Mindfulness is basically a practice where you pause, and you create space, introspection and calm. It’s a popular topic in self-help books at the moment, with books being written to help readers find mindfulness in a matter of weeks. It is entirely plausible and probable that the development of our modern age and all it entails has fostered rampant anxiety. The mindfulness movement counteracts the very common feelings of being overwhelmed and anxious about the multitude of things to do, by encouraging people to pause, and take stock. Adult colouring books are a beautiful activity, as well as a remedy for the stress of busy lives. I was very excited about this prospect. But what I had forgotten until I was about to start colouring while watching David Attenborough explain polar bear mating rituals, is that when I was a kid I hated colouring in.

I used to have really poor dexterity; I think I was one of those left and right mix-up kids, with those rubber grips to train my fingers where to sit. It took until leaving primary school before I was a bit comfortable writing. I have traumatic memories of being sent back to try again after showing my teacher my handwriting exercises. Needless to say my colouring experiences were incredibly similar. However, I had already begun to develop perfectionist tendencies. For me as a kid, colouring was a hotbed of control issues and lacking motor skills. I remember my hands shaking in frustration and beating myself up for going outside the lines (biggest childhood faux-pas).

As I opened the page of my chosen book, the same feelings immediately flooded back to me. I had selected The Mindfulness Colouring Book by Emma Farrarons, which is jam-packed full of intricate patterns “prompting you to meditate on your artwork as you mindfully and creatively fill these pages with colour”. Being A5, it is portable, making it easy to colour wherever you go. The templates have an endearing imperfection to their execution, which eased my initial reaction. Basford highlights that this allows creativity to flow, without the daunting feeling of a blank sheet, that the lines and patterns provide a structure, which simply needs to be coloured. However, looking at a whole page of tiny dots and swirls and lines, waiting for me to create something beautiful, made me feel a little overwhelmed.

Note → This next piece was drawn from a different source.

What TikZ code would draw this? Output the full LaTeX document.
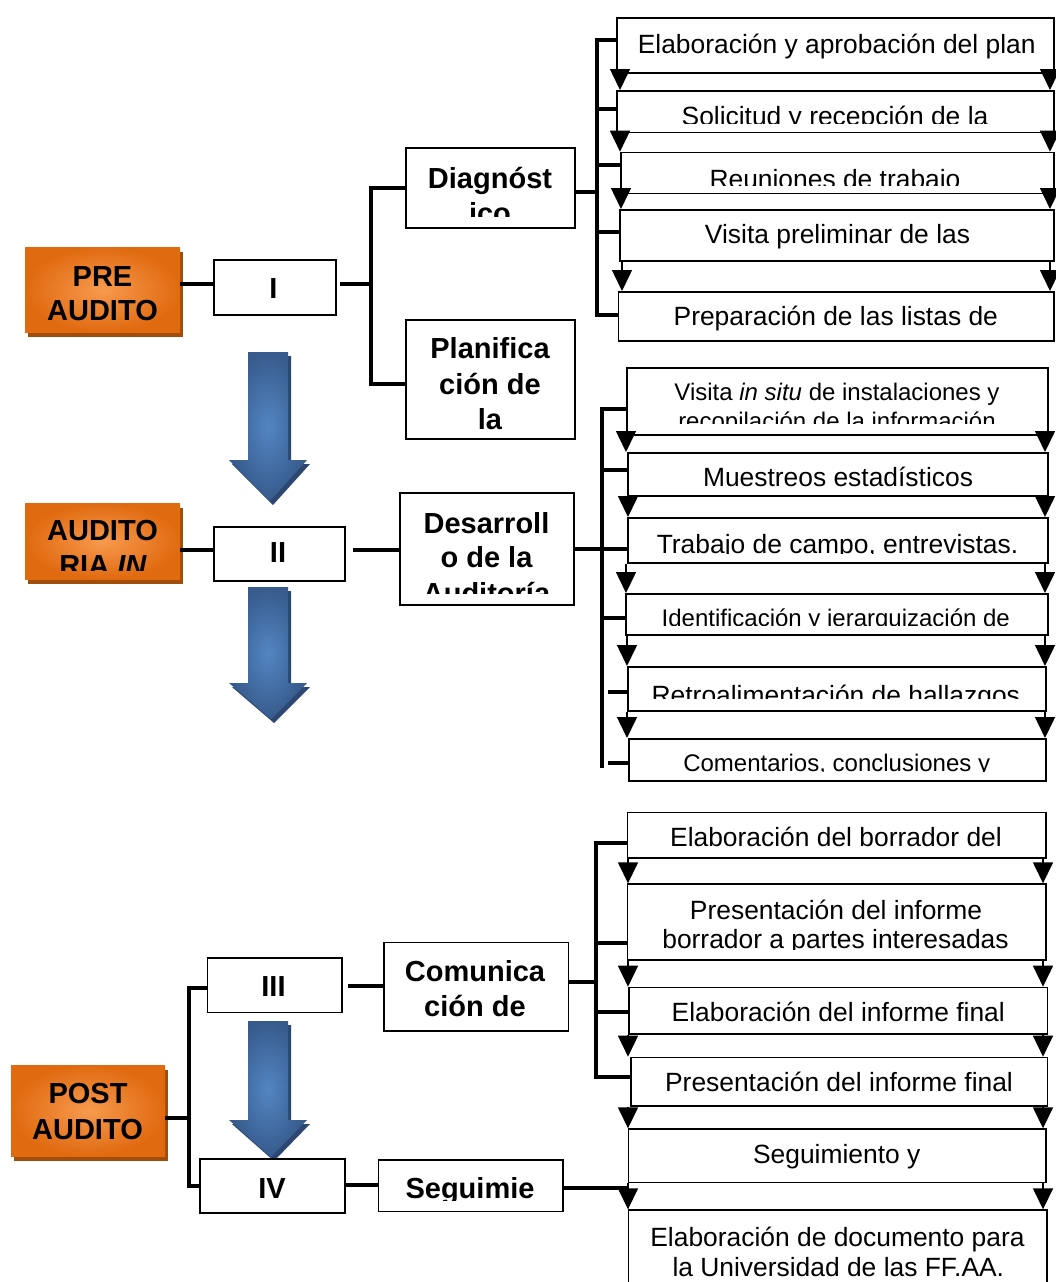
\documentclass[tikz,border=0pt]{standalone}
\usepackage{fontspec}
\setmainfont{Liberation Sans}
\usetikzlibrary{arrows.meta,shadows}
\definecolor{orL}{HTML}{F79A4E}
\definecolor{orD}{HTML}{E06A10}
\definecolor{orS}{HTML}{A24D0A}
\definecolor{blL}{HTML}{5385C2}
\definecolor{blD}{HTML}{375B8C}
\definecolor{blS}{HTML}{2C4872}
\newcommand\fr{\fontsize{26.4}{30}\selectfont}
\newcommand\fsm{\fontsize{24}{28}\selectfont}
\newcommand\fbd{\fontsize{29}{34}\selectfont\bfseries}
\tikzset{
  box/.style={draw, line width=1.5pt, fill=white, inner sep=0pt, anchor=north west},
  phase/.style={inner sep=0pt, anchor=north west, shade, inner color=orL, outer color=orD,
    general shadow={fill=orS, shadow xshift=3pt, shadow yshift=-5pt}},
  link/.style={line width=4pt, line join=miter},
  flow/.style={line width=1.5pt, -{Triangle[width=20pt,length=21pt]}},
  txr/.style={anchor=base, inner sep=0pt, font=\fr},
  txs/.style={anchor=base, inner sep=0pt, font=\fsm},
  txb/.style={anchor=base, inner sep=0pt, font=\fbd},
}
% #1 style, #2 name, #3 x1, #4 y1, #5 x2, #6 y2
\newcommand\bx[6]{\node[#1, minimum width={#5-#3}, minimum height={#6-#4}] (#2) at (#3,#4) {};}
% blue arrow: #1 top, #2 head base, #3 tip x, #4 tip y
\newcommand\barrow[4]{%
  \fill[blS] (251,#1+4) -- (291,#1+4) -- (291,#2+4) -- (310,#2+4) -- (#3+3,#4+4) -- (232,#2+4) -- (251,#2+4) -- cycle;
  \shade[inner color=blL, outer color=blD] (248,#1) -- (288,#1) -- (288,#2) -- (307,#2) -- (#3,#4) -- (229,#2) -- (248,#2) -- cycle;}
\begin{document}
\begin{tikzpicture}[x=1pt,y=-1pt]
\fill[white] (0,0) rectangle (1055,1282);
\useasboundingbox (0,0) rectangle (1055,1282);

% ---------- blue arrows ----------
\barrow{352}{460}{270}{501}
\barrow{587}{683}{271}{719}
\barrow{1021}{1120}{271}{1157}

% ---------- phase boxes ----------
\bx{phase}{pre}{25}{247}{180}{332}
\node[txb] (preA) at (102.5,286) {PRE};
\node[txb] (preB) at (102.5,320.7) {AUDITO};
\bx{phase}{ain}{25}{503}{180}{579}
\node[txb] (ainA) at (102.5,540) {AUDITO};
\begin{scope}\clip (25,503) rectangle (180,570);
\node[txb] (ainB) at (103,575) {RIA \textit{IN}};
\end{scope}
\bx{phase}{post}{11}{1065}{165}{1156}
\node[txb] (postA) at (88,1103.3) {POST};
\node[txb] (postB) at (87.5,1139.3) {AUDITO};

% ---------- roman boxes ----------
\bx{box}{i1}{213}{259}{335}{314}
\node[txb] (ti1) at (273.5,298.3) {I};
\bx{box}{ii}{213}{526}{344}{580}
\node[txb] (tii) at (278,562.5) {II};
\bx{box}{iii}{206.7}{957.3}{341}{1011.7}
\node[txb] (tiii) at (273.5,996.7) {III};
\bx{box}{iv}{199.3}{1158.3}{344.3}{1212.3}
\node[txb] (tiv) at (272,1198) {IV};

% ---------- stage boxes ----------
\bx{box}{diag}{405}{147}{574}{227}
\node[txb] (tdiagA) at (490,188) {Diagnóst};
\begin{scope}\clip (405,147) rectangle (574,216);
\node[txb] (tdiagB) at (490,223) {ico};
\end{scope}
\bx{box}{plan}{405}{319}{574}{438}
\node[txb] (tplanA) at (490,358) {Planifica};
\node[txb] (tplanB) at (490,394) {ción de};
\node[txb] (tplanC) at (490,429) {la};
\bx{box}{desa}{399}{492}{573}{604}
\node[txb] (tdesaA) at (486.5,533) {Desarroll};
\node[txb] (tdesaB) at (486.5,567.5) {o de la};
\begin{scope}\clip (399,492) rectangle (573,593);
\node[txb] (tdesaC) at (486.5,603) {Auditoría};
\end{scope}
\bx{box}{comu}{383}{941.7}{567.7}{1030}
\node[txb] (tcomuA) at (475,981) {Comunica};
\node[txb] (tcomuB) at (475,1016.7) {ción de};
\bx{box}{segu}{377.7}{1159.3}{562.3}{1210.7}
\begin{scope}\clip (377.7,1159.3) rectangle (562.3,1200);
\node[txb] (tsegu) at (470,1198.3) {Seguimie};
\end{scope}

% ---------- top activity boxes ----------
\bx{box}{s1}{616}{17}{1053}{72}
\node[txr] (ts1) at (836.7,53) {Elaboración y aprobación del plan};
\bx{box}{s2}{616}{90}{1053}{131.7}
\begin{scope}\clip (616,90) rectangle (1053,123.5);
\node[txr] (ts2) at (835,125.5) {Solicitud y recepción de la};
\end{scope}
\bx{box}{s3}{620}{151.7}{1053}{192.7}
\begin{scope}\clip (620,151.7) rectangle (1053,185);
\node[txr] (ts3) at (835,188.2) {Reuniones de trabajo};
\end{scope}
\bx{box}{s4}{619}{209}{1053}{260}
\node[txr] (ts4) at (837.5,243.3) {Visita preliminar de las};
\bx{box}{s5}{617.7}{291}{1053}{340}
\node[txr] (ts5) at (835.8,325) {Preparación de las listas de};

% ---------- middle activity boxes ----------
\bx{box}{m1}{626}{367}{1047}{434}
\node[txs] (tm1A) at (837,400) {Visita \textit{in situ} de instalaciones y};
\begin{scope}\clip (626,367) rectangle (1047,423.3);
\node[txs] (tm1B) at (837,429) {recopilación de la información};
\end{scope}
\bx{box}{m2}{627}{452}{1047}{495}
\node[txr] (tm2) at (838,486.7) {Muestreos estadísticos};
\bx{box}{m3}{627}{517}{1047}{562}
\begin{scope}\clip (627,517) rectangle (1047,553);
\node[txr] (tm3) at (837.5,553.5) {Trabajo de campo, entrevistas.};
\end{scope}
\bx{box}{m4}{625}{593}{1047}{634}
\begin{scope}\clip (625,593) rectangle (1047,625);
\node[txs] (tm4) at (835.8,626.5) {Identificación y jerarquización de};
\end{scope}
\bx{box}{m5}{627}{666}{1045}{710}
\begin{scope}\clip (627,666) rectangle (1045,698.3);
\node[txr] (tm5) at (835.8,704) {Retroalimentación de hallazgos};
\end{scope}
\bx{box}{m6}{628}{738}{1045}{780}
\begin{scope}\clip (628,738) rectangle (1045,771);
\node[txs] (tm6) at (836.7,771) {Comentarios, conclusiones y};
\end{scope}

% ---------- bottom activity boxes ----------
\bx{box}{b1}{626.7}{811.7}{1045}{857}
\node[txr] (tb1) at (836,846) {Elaboración del borrador del};
\bx{box}{b2}{626.7}{883.3}{1045}{959.3}
\node[txr] (tb2A) at (836,919.3) {Presentación del informe};
\begin{scope}\clip (626.7,883.3) rectangle (1045,949.5);
\node[txr] (tb2B) at (835.5,948.3) {borrador a partes interesadas};
\end{scope}
\bx{box}{b3}{628.3}{986.7}{1046.7}{1033.3}
\node[txr] (tb3) at (838.3,1021.7) {Elaboración del informe final};
\bx{box}{b4}{630}{1056.7}{1046.7}{1105}
\node[txr] (tb4) at (839,1091.7) {Presentación del informe final};
\bx{box}{b5}{627.7}{1128.3}{1045}{1181.7}
\node[txr] (tb5) at (836.7,1163.3) {Seguimiento y};
\bx{box}{b6}{627.7}{1209.3}{1046}{1295}
\node[txr] (tb6A) at (837.5,1246) {Elaboración de documento para};
\node[txr] (tb6B) at (838.3,1276.7) {la Universidad de las FF.AA.};

% ---------- thick connectors ----------
\coordinate (bA1) at (371,188);
\coordinate (bA2) at (371,384);
\draw[link] (pre.east |- 0,284.3) -- (i1.west |- 0,284.3);
\draw[link] (i1.east |- 0,284.3) ++(3,0) -- (bA1 |- 0,284.3);
\draw[link] (diag.west |- bA1) -- (bA1) -- (bA2) -- (plan.west |- bA2);

\coordinate (bT1) at (597,40);
\coordinate (bT2) at (597,315);
\draw[link] (s1.west |- bT1) -- (bT1) -- (bT2) -- (s5.west |- bT2);
\draw[link] (bT1 |- 0,109) -- (s2.west |- 0,109);
\draw[link] (bT1 |- 0,165) -- (s3.west |- 0,165);
\draw[link] (bT1 |- 0,232) -- (s4.west |- 0,232);
\draw[link] (diag.east |- 0,192) -- (bT1 |- 0,192);

\draw[link] (ain.east |- 0,550) -- (ii.west |- 0,550);
\draw[link] (ii.east |- 0,550) ++(7,0) -- (desa.west |- 0,550);
\coordinate (bM1) at (602,409);
\coordinate (bM2) at (602,768);
\draw[link] (m1.west |- bM1) -- (bM1) -- (bM2);
\draw[link] (bM1 |- 0,470) -- (m2.west |- 0,470);
\draw[link] (desa.east |- 0,549) -- (m3.west |- 0,549);
\draw[link] (bM1 |- 0,618) -- (m4.west |- 0,618);
\draw[link] (608,692) -- (m5.west |- 0,692);
\draw[link] (608,763) -- (m6.west |- 0,763);

\coordinate (bP1) at (189,987.7);
\coordinate (bP2) at (189,1186);
\draw[link] (iii.west |- bP1) -- (bP1) -- (bP2) -- (iv.west |- bP2);
\draw[link] (post.east |- 0,1118.3) -- (bP1 |- 0,1118.3);
\draw[link] (iii.east |- 0,985.7) ++(5,0) -- (comu.west |- 0,985.7);
\draw[link] (iv.east |- 0,1185) -- (segu.west |- 0,1185);

\coordinate (bB1) at (595.5,843);
\coordinate (bB2) at (595.5,1077);
\draw[link] (b1.west |- bB1) -- (bB1) -- (bB2) -- (b4.west |- bB2);
\draw[link] (bB1 |- 0,943) -- (b2.west |- 0,943);
\draw[link] (bB1 |- 0,1012) -- (b3.west |- 0,1012);
\draw[link] (comu.east |- 0,982) -- (bB1 |- 0,982);
\draw[link] (segu.east |- 0,1187.7) -- (b5.west |- 0,1187.7);

% ---------- flow arrows ----------
\foreach \a/\b/\xl in {s1/s2/620, s2/s3/620, s3/s4/621, s4/s5/622}{
  \draw[flow] (\a.south -| \xl,0) -- (\b.north -| \xl,0);
  \draw[flow] (\a.south -| 1050,0) -- (\b.north -| 1050,0);}
\foreach \a/\b/\xl in {m1/m2/626, m2/m3/628, m3/m4/626, m4/m5/627, m5/m6/627}{
  \draw[flow] (\a.south -| \xl,0) -- (\b.north -| \xl,0);
  \draw[flow] (\a.south -| 1045,0) -- (\b.north -| 1045,0);}
\foreach \a/\b in {b1/b2, b2/b3, b3/b4, b4/b5, b5/b6}{
  \draw[flow] (\a.south -| 628,0) -- (\b.north -| 628,0);
  \draw[flow] (\a.south -| 1043,0) -- (\b.north -| 1043,0);}
\end{tikzpicture}
\end{document}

At first I felt overwhelmed, but I think that was an appropriate trigger to ignite before my colouring meditation. I realised that the only way to complete the page of patterns was to work colour by colour, and line by line. Without realising, the mindfulness had already begun. By stopping productive tasks, and focusing on the motion of my faber-castell pencil, I was able to find stillness in my mind, which I hadn’t had all day. It paused my mind before it got caught in a flurry figuring out Saturday night plans, and allowed me to find a sense of calm.